Utf8Iterator::Utf8Iterator(std::string::const_iterator it) :
mStringIterator(it)
{
}

Utf8Iterator::Utf8Iterator(const Utf8Iterator& source) :
mStringIterator(source.mStringIterator)
{
}

Utf8Iterator& Utf8Iterator::operator=(const Utf8Iterator& rhs)
{
	mStringIterator = rhs.mStringIterator;
	return *this;
}

Utf8Iterator::~Utf8Iterator()
{
}

Apart from the possibility of adding an empty constructor, it may be necessary to add a constructor that takes a std::string::iterator parameter to get round some type conversion issues. That additional constructor, not shown here, should look exactly the same as the one that uses const_iterator.

2. A bidirectional iterator

Now we want this class to behave as an iterator, but what kind of iterator exactly? The C++ standard library differentiates between several kinds of iterators, depending on which operations are allowed. For example, if it is a std::vector::iterator we can use it + 3 to advance the iterator by three steps, or it - 2 to move backwards in the container by two steps. Provided that we don’t move beyond the valid range (and it is up to our code, not to the compiler, to check that) these expressions can be dereferenced to access the values at those positions. This kind of very versatile iterator is a random-access iterator and it is also the kind of iterator used by std::string. But if it is a std::list::iterator instead, then the compiler will complain with an error when it finds an expression like it + 3. This is because the std::list uses a more limited kind of iterator called ‘bidirectional iterator’, which only allows for one increment or decrement at a time through expressions like ++it or --it. The standard C++ library provides random-access iterators when multiple increments can be carried out in constant time, but not when it is a linear-time operation. Such a design actively discourages iteration idioms that would be inefficient. That’s why the std::list::iterators aren’t random-access, even if it would be straightforward to implement operator+(int) by calling operator++ repeatedly.

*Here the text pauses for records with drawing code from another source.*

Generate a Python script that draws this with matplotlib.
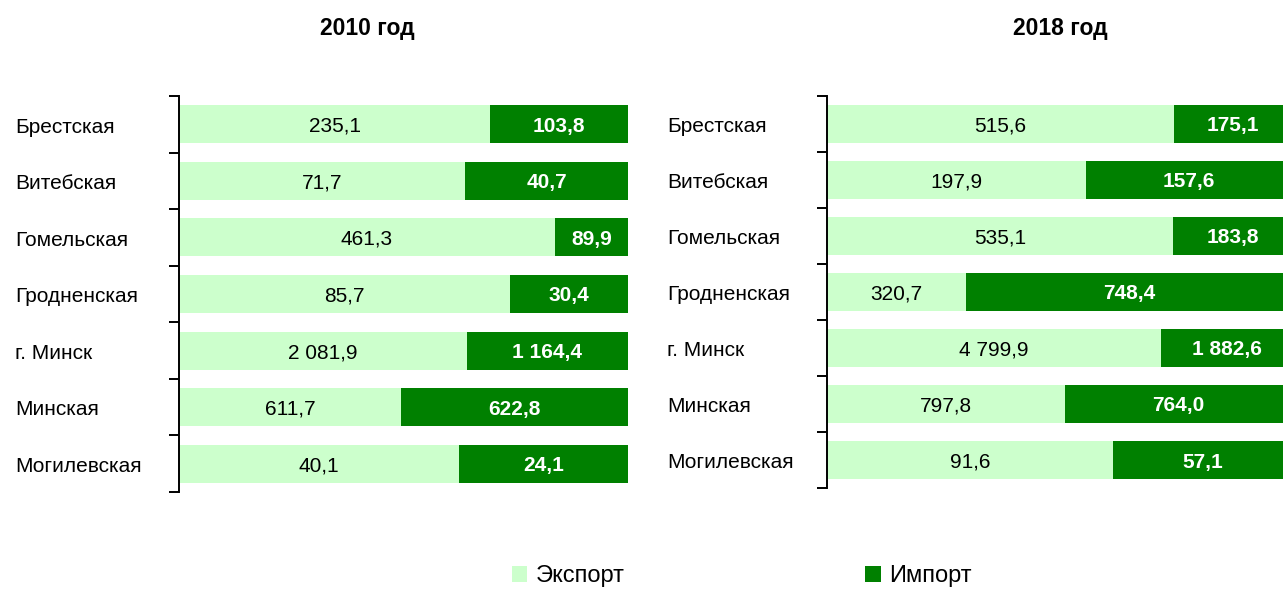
import matplotlib
matplotlib.use("Agg")
import matplotlib.pyplot as plt
import matplotlib.transforms as mtransforms
import numpy as np

plt.rcParams['font.family'] = ['Liberation Sans', 'DejaVu Sans']

regions = ["Брестская", "Витебская", "Гомельская", "Гродненская",
           "г. Минск", "Минская", "Могилевская"]

export_2010 = [235.1, 71.7, 461.3, 85.7, 2081.9, 611.7, 40.1]
import_2010 = [103.8, 40.7, 89.9, 30.4, 1164.4, 622.8, 24.1]

export_2018 = [515.6, 197.9, 535.1, 320.7, 4799.9, 797.8, 91.6]
import_2018 = [175.1, 157.6, 183.8, 748.4, 1882.6, 764.0, 57.1]

titles = ["2010 год", "2018 год"]
legend_labels = ["Экспорт", "Импорт"]

EXPORT_COLOR = "#CCFFCC"
IMPORT_COLOR = "#008000"

W, H = 1283, 591
fig = plt.figure(figsize=(W / 100, H / 100), dpi=100)


def fmt(v):
    return f"{v:,.1f}".replace(",", " ").replace(".", ",")


def panel(rect, exp, imp, label_x):
    ax = fig.add_axes(rect)
    exp = np.array(exp)
    imp = np.array(imp)
    total = exp + imp
    y = np.arange(len(regions))
    e_share = exp / total * 100
    i_share = imp / total * 100
    b1 = ax.barh(y, e_share, height=0.67, color=EXPORT_COLOR, label=legend_labels[0])
    b2 = ax.barh(y, i_share, left=e_share, height=0.67, color=IMPORT_COLOR,
                 label=legend_labels[1])
    for a in ax.bar_label(b1, labels=[fmt(v) for v in exp], label_type="center",
                          fontsize=15, color="black"):
        a.set_va("center_baseline")
    for a in ax.bar_label(b2, labels=[fmt(v) for v in imp], label_type="center",
                          fontsize=15, color="white", fontweight="bold"):
        a.set_va("center_baseline")
    ax.set_xlim(0, 100)
    ax.set_ylim(len(regions) - 0.5, -0.5)
    ax.set_yticks(np.arange(-0.5, len(regions), 1.0))
    ax.set_yticklabels([])
    ax.tick_params(axis="y", direction="out", length=7, width=1.4, color="black")
    ax.set_xticks([])
    for s in ["top", "right", "bottom"]:
        ax.spines[s].set_visible(False)
    ax.spines["left"].set_linewidth(1.4)
    trans = mtransforms.blended_transform_factory(fig.transFigure, ax.transData)
    for yi, name in zip(y, regions):
        ax.text(label_x, yi + 0.05, name, transform=trans,
                ha="left", va="center", fontsize=15)
    return ax


ax1 = panel([179 / W, 99 / H, 449 / W, 396 / H], export_2010, import_2010, 15 / W)
ax2 = panel([827 / W, 103 / H, 465 / W, 392 / H], export_2018, import_2018, 667 / W)

fig.text(367 / W, 1 - 28 / H, titles[0], ha="center", va="center",
         fontsize=16.5, fontweight="bold")
fig.text(1060 / W, 1 - 28 / H, titles[1], ha="center", va="center",
         fontsize=16.5, fontweight="bold")

handles, labels = ax1.get_legend_handles_labels()
fig.legend(handles, labels, loc="center left", bbox_to_anchor=(512 / W, 15 / H),
           ncol=2, frameon=False, fontsize=17, handlelength=0.65, handleheight=0.65,
           handletextpad=0.35, columnspacing=10.2, borderpad=0, borderaxespad=0)

fig.savefig("out.png", dpi=100)
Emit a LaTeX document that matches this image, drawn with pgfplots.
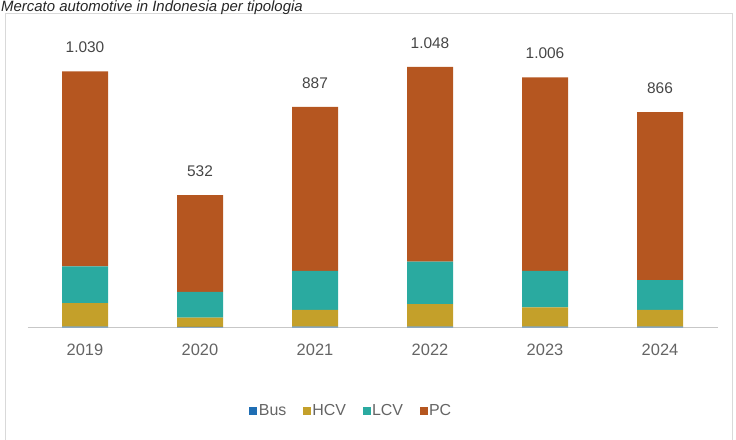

Since the std::string uses random-access iterators, we may be tempted to think that Utf8Iterator should also be a random-access iterator. But if we think about this carefully, we’ll find that it is not possible to implement a codepoint-based iterator in such a way that random access is possible at constant time. A std::string is just a sequence of bytes with a fixed size, so moving N steps ahead is just a matter of adding N to a pointer, but we can’t advance N code points in a UTF-8 sequence by such simple arithmetic. Because each code point may span between one and four bytes, we need to scan all the bytes in succession and count the steps until we reach N increments. This is a linear-time, not constant-time, operation, just like traversing a linked list. Because of this limitation on random access, it makes sense to treat a codepoint-based iterator as a bidirectional one. Also, I can’t think of any real situation where we would want to move the current iterating position in a UTF-8 sequence by a certain number of code points. So, both in terms of efficiency and usability it makes sense to implement this sort of class as a bidirectional iterator.

Being a bidirectional iterator, we can ignore those operators that add or subtract integer values and only need to implement the pre and post versions of the ++ and -- operators:


Utf8Iterator& Utf8Iterator::operator++()
{
	//TO DO: Advance mStringIterator by the size in bytes of the current code point.
	return *this;
}

Utf8Iterator Utf8Iterator::operator++(int)
{
	Utf8Iterator temp = *this;
	++(*this);
	return temp;
}

Utf8Iterator& Utf8Iterator::operator--()
{
	//TO DO: Move mStringIterator back by the size in bytes of the preceding code point.
	return *this;
}

Utf8Iterator Utf8Iterator::operator--(int)
{
	Utf8Iterator temp = *this;
	--(*this);
	return temp;
}

The above code contains the trivial part of the implementation and two ‘TO DO’ comments for the part that requires knowledge of the UTF-8 syntax rules. We will come back to that later.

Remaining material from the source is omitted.